We develop and investigate a test for jumps based on high-frequency observations of a fractional process with an additive jump component. The Hurst exponent of the fractional process is unknown. The asymptotic theory under infill asymptotics builds upon extreme value theory for weakly dependent, stationary time series and extends techniques for the semimartingale case from the literature. It is shown that the statistic on which the test is based on weakly converges to a Gumbel distribution under the null hypothesis of no jumps.
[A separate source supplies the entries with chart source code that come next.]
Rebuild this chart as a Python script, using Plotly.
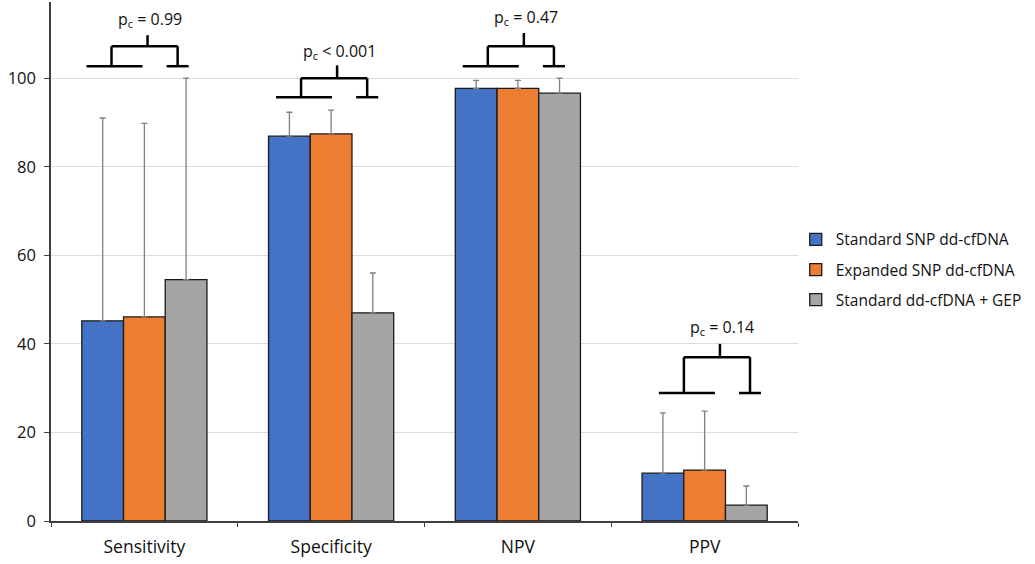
import plotly.graph_objects as go

# ---- data ----
categories = ["Sensitivity", "Specificity", "NPV", "PPV"]
series_names = ["Standard SNP dd-cfDNA", "Expanded SNP dd-cfDNA", "Standard dd-cfDNA + GEP"]
std_snp = [45.2, 86.9, 97.7, 10.8]
exp_snp = [46.1, 87.4, 97.7, 11.5]
std_gep = [54.5, 47.0, 96.6, 3.6]
std_snp_upper = [91.0, 92.3, 99.5, 24.4]
exp_snp_upper = [89.8, 92.8, 99.5, 24.8]
std_gep_upper = [100.0, 56.0, 100.0, 7.9]

p_labels = ["p<sub>c</sub> = 0.99", "p<sub>c</sub> &lt; 0.001", "p<sub>c</sub> = 0.47", "p<sub>c</sub> = 0.14"]
bracket_base = [102.7, 95.7, 102.7, 28.9]
bracket_top = [107.2, 100.0, 107.2, 37.0]
bracket_stem = [109.7, 102.9, 110.2, 40.0]
label_y = [113.2, 106.0, 113.8, 43.8]
bracket_shift = [-0.015, 0.0, 0.0, 0.05]

y_ticks = [0, 20, 40, 60, 80, 100]

# ---- style ----
colors = ["#4472C4", "#ED7D31", "#A5A5A5"]
FONT = "Open Sans"

fig = go.Figure()
values = [std_snp, exp_snp, std_gep]
uppers = [std_snp_upper, exp_snp_upper, std_gep_upper]
for name, vals, ups, col in zip(series_names, values, uppers, colors):
    fig.add_trace(go.Bar(
        x=categories, y=vals, name=name, legendgroup=name,
        marker=dict(color=col, line=dict(color="#1a1a1a", width=1.3)),
        error_y=dict(type="data", symmetric=False,
                     array=[u - v for u, v in zip(ups, vals)],
                     arrayminus=[0] * len(vals),
                     color="#7f7f7f", thickness=1.3, width=3),
    ))

# brackets
lw = 2.5
for i, (lab, b, t, s, ly, sh) in enumerate(zip(p_labels, bracket_base, bracket_top, bracket_stem, label_y, bracket_shift)):
    c = i + sh
    segs = [
        (c - 0.295, b, c + 0.005, b),
        (c + 0.134, b, c + 0.252, b),
        (c - 0.161, b, c - 0.161, t),
        (c + 0.193, b, c + 0.193, t),
        (c - 0.161, t, c + 0.193, t),
        (c + 0.032, t, c + 0.032, s),
    ]
    for x0, y0, x1, y1 in segs:
        fig.add_shape(type="line", xref="x", yref="y", x0=x0, y0=y0, x1=x1, y1=y1,
                      line=dict(color="black", width=lw))
    fig.add_annotation(x=c + 0.045, y=ly, xref="x", yref="y", text=lab, showarrow=False,
                       font=dict(family=FONT, size=16, color="#111"), yanchor="middle")

fig.update_layout(
    width=1035, height=564,
    margin=dict(l=51, r=237, t=2, b=43),
    paper_bgcolor="white", plot_bgcolor="white",
    barmode="group", bargap=0.33, bargroupgap=0,
    font=dict(family=FONT, size=14, color="#111"),
    legend=dict(x=0.997, xanchor="left", y=0.484, yanchor="middle",
                font=dict(family=FONT, size=15.5, color="#111"),
                traceorder="grouped", tracegroupgap=7, itemwidth=30,
                bgcolor="rgba(0,0,0,0)"),
    showlegend=True,
)
fig.update_xaxes(
    range=[-0.5, 3.5], showline=True, linecolor="#404040", linewidth=1.5,
    ticks="outside", tickson="boundaries", ticklen=4, tickcolor="#404040",
    tickfont=dict(family=FONT, size=17.5, color="#111"), showgrid=False,
    ticklabelstandoff=9,
)
fig.update_yaxes(
    range=[0, 117.2], tickvals=y_ticks, showline=True, linecolor="#404040", linewidth=1.5,
    ticks="outside", ticklen=5, tickcolor="#404040",
    showgrid=True, gridcolor="#dcdcdc", gridwidth=1, zeroline=False,
    tickfont=dict(family=FONT, size=16.5, color="#111"),
    ticklabelstandoff=5,
)

fig.write_html("out.html", config={"displayModeBar": False},
               post_script="document.body.style.margin='0';")
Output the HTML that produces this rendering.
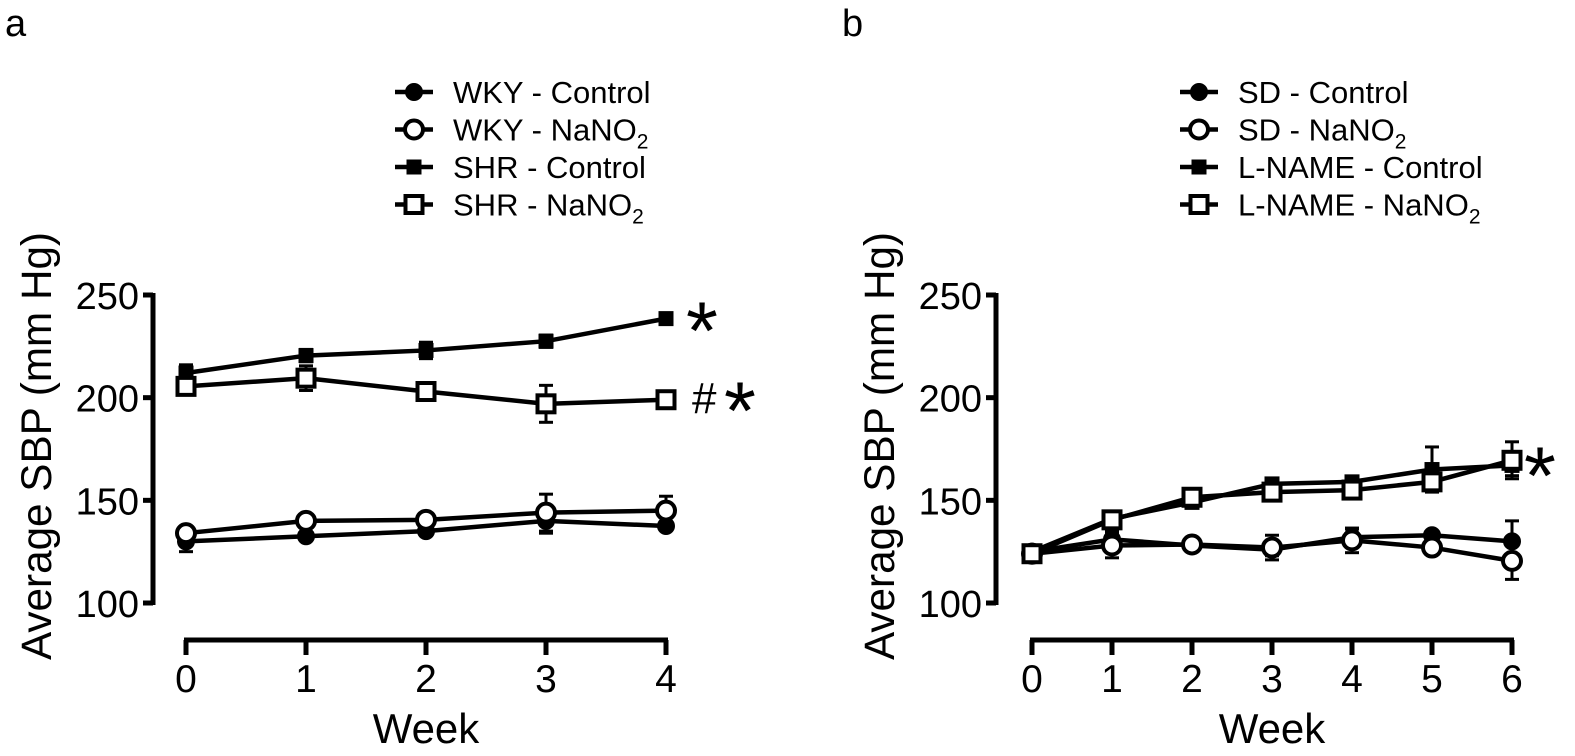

We prove consistency under the alternative hypothesis when there are jumps. Moreover, we establish convergence rates for local alternatives and consistent estimation of jump times. We demonstrate sound finite-sample properties in a simulation study. In the process, we show that inference on the Hurst exponent of a rough fractional process is robust with respect to jumps. This provides an important insight for the growing literature on rough volatility.

翻译：我们基于带有加性跳跃成分的分数过程的高频观测，开发并研究了一种跳跃检验方法。该分数过程的赫斯特指数未知。内填渐近框架下的渐近理论基于弱相依平稳时间序列的极值理论，并延伸了文献中半鞅情形的相关技术。研究表明，在无跳跃的原假设下，检验统计量弱收敛于Gumbel分布。我们证明了在存在跳跃的备择假设下检验的一致性，同时建立了局部备择假设下的收敛速率以及跳跃时刻的一致估计。通过模拟研究，我们验证了该方法良好的有限样本性质。在此过程中，我们表明粗糙分数过程赫斯特指数的推断对跳跃具有鲁棒性。这一发现为日益增长的有关粗糙波动率的文献提供了重要见解。